▶ Problem to work on
Quote all of the data that follows exactly as written, skipping the images.

*** Source material ***

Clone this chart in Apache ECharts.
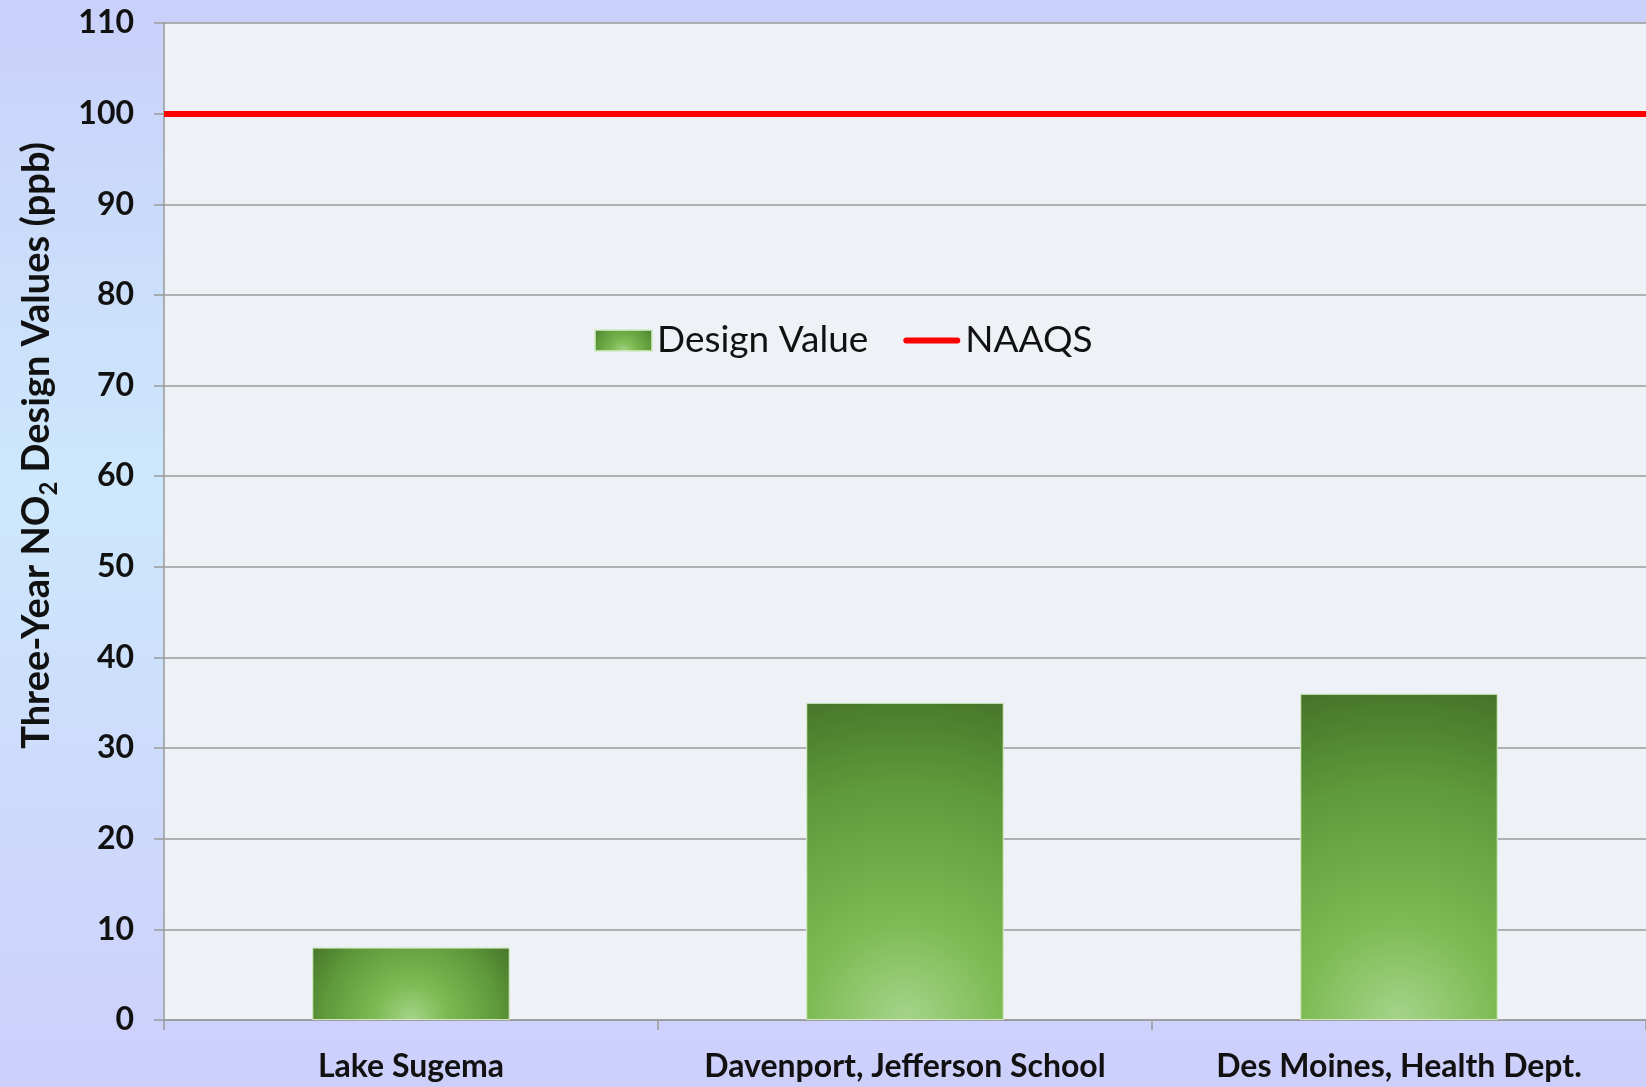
<!DOCTYPE html>
<html>
<head>
<meta charset="utf-8">
<title>NO2 Design Values</title>
<script src="https://cdn.jsdelivr.net/npm/echarts@6/dist/echarts.min.js"></script>
<style>
  html, body { margin: 0; padding: 0; }
  #chart {
    width: 1646px;
    height: 1087px;
    background: linear-gradient(to bottom, #c9d0fa 0%, #cbdefa 25%, #cde8fc 45%, #cddcfb 70%, #cdcffb 100%);
  }
</style>
</head>
<body>
<div id="chart"></div>
<script>
// 站点名称
const sites = ["Lake Sugema", "Davenport, Jefferson School", "Des Moines, Health Dept."];
// 三年 NO2 设计值 (ppb)
const designValues = [8, 35, 36];
// 国家标准
const naaqsValue = 100;
const yTicks = { min: 0, max: 110, interval: 10 };

const chart = echarts.init(document.getElementById("chart"));

// 柱子的渐变色，底部中间最亮
const barColor = {
  type: "radial",
  x: 0.5,
  y: 1,
  r: 1.7,
  colorStops: [
    { offset: 0, color: "#a6d48b" },
    { offset: 0.3, color: "#7cba52" },
    { offset: 0.7, color: "#5f9a3b" },
    { offset: 1, color: "#47742a" }
  ]
};

const labelFont = "Lato, 'Open Sans', sans-serif";

const option = {
  textStyle: { fontFamily: labelFont },
  grid: {
    left: 164,
    right: 0,
    top: 23,
    bottom: 67,
    show: true,
    backgroundColor: "#eef2f7",
    borderWidth: 0
  },
  legend: {
    left: 589,
    top: 317,
    itemWidth: 57,
    itemHeight: 21,
    itemGap: 35,
    textStyle: { fontSize: 37, color: "#111", fontFamily: labelFont },
    data: [
      { name: "Design Value", icon: "rect" },
      // 红线图例，不要圆点
      { name: "NAAQS", icon: "path://M3,0 L54,0 A3,3 0 0 1 54,6 L3,6 A3,3 0 0 1 3,0 Z" }
    ]
  },
  xAxis: {
    type: "category",
    data: sites,
    axisLine: { lineStyle: { color: "#9a9a9a", width: 1.5 } },
    axisTick: { show: true, interval: 0, length: 10, lineStyle: { color: "#9a9a9a", width: 1.5 } },
    axisLabel: {
      interval: 0,
      margin: 31,
      fontSize: 32,
      fontWeight: "bold",
      color: "#111"
    }
  },
  yAxis: {
    type: "value",
    min: yTicks.min,
    max: yTicks.max,
    interval: yTicks.interval,
    name: "{b|Three-Year NO}{s|2}{b| Design Values (ppb)}",
    nameLocation: "middle",
    nameGap: 108,
    nameTextStyle: {
      padding: [0, 0, 0, 152],
      rich: {
        b: { fontSize: 38, fontWeight: "bold", color: "#111", lineHeight: 44, verticalAlign: "bottom", fontFamily: labelFont },
        s: { fontSize: 24, fontWeight: "bold", color: "#111", lineHeight: 44, verticalAlign: "bottom", fontFamily: labelFont, padding: [0, 0, -5, 0] }
      }
    },
    axisLine: { show: true, lineStyle: { color: "#9a9a9a", width: 1.5 } },
    axisTick: { show: true, length: 10, lineStyle: { color: "#9a9a9a", width: 1.5 } },
    axisLabel: {
      margin: 30,
      fontSize: 32,
      fontWeight: "bold",
      color: "#111"
    },
    splitLine: { lineStyle: { color: "#9a9a9a", width: 1.5 } }
  },
  series: [
    {
      name: "Design Value",
      type: "bar",
      data: designValues,
      barWidth: "40%",
      itemStyle: {
        color: barColor,
        borderColor: "rgba(210,235,195,0.8)",
        borderWidth: 1
      },
      z: 2
    },
    {
      name: "NAAQS",
      type: "line",
      data: [],
      symbol: "none",
      color: "#ff0000",
      lineStyle: { color: "#ff0000", width: 6 },
      markLine: {
        silent: true,
        symbol: "none",
        label: { show: false },
        lineStyle: { color: "#ff0000", width: 6, type: "solid" },
        data: [{ yAxis: naaqsValue }]
      },
      z: 3
    }
  ]
};

chart.setOption(option);
</script>
</body>
</html>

***

▶ Answer for the task
Clone this chart in Apache ECharts.
<!DOCTYPE html>
<html>
<head>
<meta charset="utf-8">
<title>NO2 Design Values</title>
<script src="https://cdn.jsdelivr.net/npm/echarts@6/dist/echarts.min.js"></script>
<style>
  html, body { margin: 0; padding: 0; }
  #chart {
    width: 1646px;
    height: 1087px;
    background: linear-gradient(to bottom, #c9d0fa 0%, #cbdefa 25%, #cde8fc 45%, #cddcfb 70%, #cdcffb 100%);
  }
</style>
</head>
<body>
<div id="chart"></div>
<script>
// 站点名称
const sites = ["Lake Sugema", "Davenport, Jefferson School", "Des Moines, Health Dept."];
// 三年 NO2 设计值 (ppb)
const designValues = [8, 35, 36];
// 国家标准
const naaqsValue = 100;
const yTicks = { min: 0, max: 110, interval: 10 };

const chart = echarts.init(document.getElementById("chart"));

// 柱子的渐变色，底部中间最亮
const barColor = {
  type: "radial",
  x: 0.5,
  y: 1,
  r: 1.7,
  colorStops: [
    { offset: 0, color: "#a6d48b" },
    { offset: 0.3, color: "#7cba52" },
    { offset: 0.7, color: "#5f9a3b" },
    { offset: 1, color: "#47742a" }
  ]
};

const labelFont = "Lato, 'Open Sans', sans-serif";

const option = {
  textStyle: { fontFamily: labelFont },
  grid: {
    left: 164,
    right: 0,
    top: 23,
    bottom: 67,
    show: true,
    backgroundColor: "#eef2f7",
    borderWidth: 0
  },
  legend: {
    left: 589,
    top: 317,
    itemWidth: 57,
    itemHeight: 21,
    itemGap: 35,
    textStyle: { fontSize: 37, color: "#111", fontFamily: labelFont },
    data: [
      { name: "Design Value", icon: "rect" },
      // 红线图例，不要圆点
      { name: "NAAQS", icon: "path://M3,0 L54,0 A3,3 0 0 1 54,6 L3,6 A3,3 0 0 1 3,0 Z" }
    ]
  },
  xAxis: {
    type: "category",
    data: sites,
    axisLine: { lineStyle: { color: "#9a9a9a", width: 1.5 } },
    axisTick: { show: true, interval: 0, length: 10, lineStyle: { color: "#9a9a9a", width: 1.5 } },
    axisLabel: {
      interval: 0,
      margin: 31,
      fontSize: 32,
      fontWeight: "bold",
      color: "#111"
    }
  },
  yAxis: {
    type: "value",
    min: yTicks.min,
    max: yTicks.max,
    interval: yTicks.interval,
    name: "{b|Three-Year NO}{s|2}{b| Design Values (ppb)}",
    nameLocation: "middle",
    nameGap: 108,
    nameTextStyle: {
      padding: [0, 0, 0, 152],
      rich: {
        b: { fontSize: 38, fontWeight: "bold", color: "#111", lineHeight: 44, verticalAlign: "bottom", fontFamily: labelFont },
        s: { fontSize: 24, fontWeight: "bold", color: "#111", lineHeight: 44, verticalAlign: "bottom", fontFamily: labelFont, padding: [0, 0, -5, 0] }
      }
    },
    axisLine: { show: true, lineStyle: { color: "#9a9a9a", width: 1.5 } },
    axisTick: { show: true, length: 10, lineStyle: { color: "#9a9a9a", width: 1.5 } },
    axisLabel: {
      margin: 30,
      fontSize: 32,
      fontWeight: "bold",
      color: "#111"
    },
    splitLine: { lineStyle: { color: "#9a9a9a", width: 1.5 } }
  },
  series: [
    {
      name: "Design Value",
      type: "bar",
      data: designValues,
      barWidth: "40%",
      itemStyle: {
        color: barColor,
        borderColor: "rgba(210,235,195,0.8)",
        borderWidth: 1
      },
      z: 2
    },
    {
      name: "NAAQS",
      type: "line",
      data: [],
      symbol: "none",
      color: "#ff0000",
      lineStyle: { color: "#ff0000", width: 6 },
      markLine: {
        silent: true,
        symbol: "none",
        label: { show: false },
        lineStyle: { color: "#ff0000", width: 6, type: "solid" },
        data: [{ yAxis: naaqsValue }]
      },
      z: 3
    }
  ]
};

chart.setOption(option);
</script>
</body>
</html>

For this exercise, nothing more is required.